At my other weblog I report on evidence that a sample from Cambodia dated to 100 to 300 AD seems to have considerable Indian ancestry. This is not a result in isolation. Lots of evidence points to non-trivial Indian gene flow. The devil is now in the details of when/who.
Second, there is lots of talk about “person X looks like population Y, so perhaps they have ancestry from population Y.” This is almost certainly wrong in most cases.
Looking at Indian populations there tends to be far more variation in physical appearance within a population than the variation of total ancestry. In other words, some Tamil Brahmins look like South Indian Tribal people and other Tamil Brahmins look like West Asians. But in terms of total ancestral components, there’s no difference.
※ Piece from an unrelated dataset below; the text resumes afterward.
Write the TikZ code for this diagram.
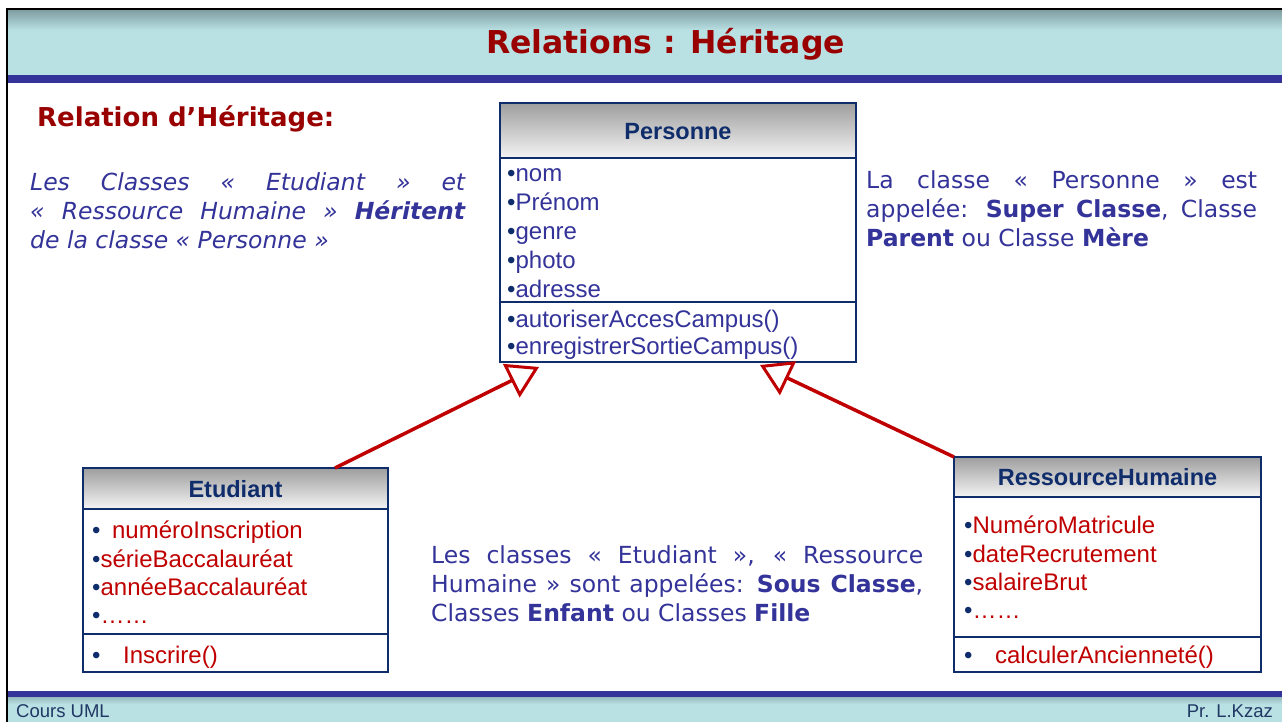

The theoretical explanation for what’s going on is that the genetic loci which control “physical appearance” are much smaller in number than the whole genome (on the order of dozens of loci). As such, the sample variance is rather large (the N denominator is small).
South Asian populations differ across each other, but there is usually a quite large within-population variation on genetic variants implicated in physical characteristics. This means that there are a large range and quite a bit of variation.
Though a lot of the discussion involves Muslims, I have heard from multiple non-Muslim people of Northwest Indian stock (e.g., Pandits) that they must have “Persian ancestry” because they look so Persian. The genetics refutes this rather strongly. Rather, modern Persians and many Northwest Indians share deep ancestry which diverged after the Last Glacial Maximum 20,000 years ago.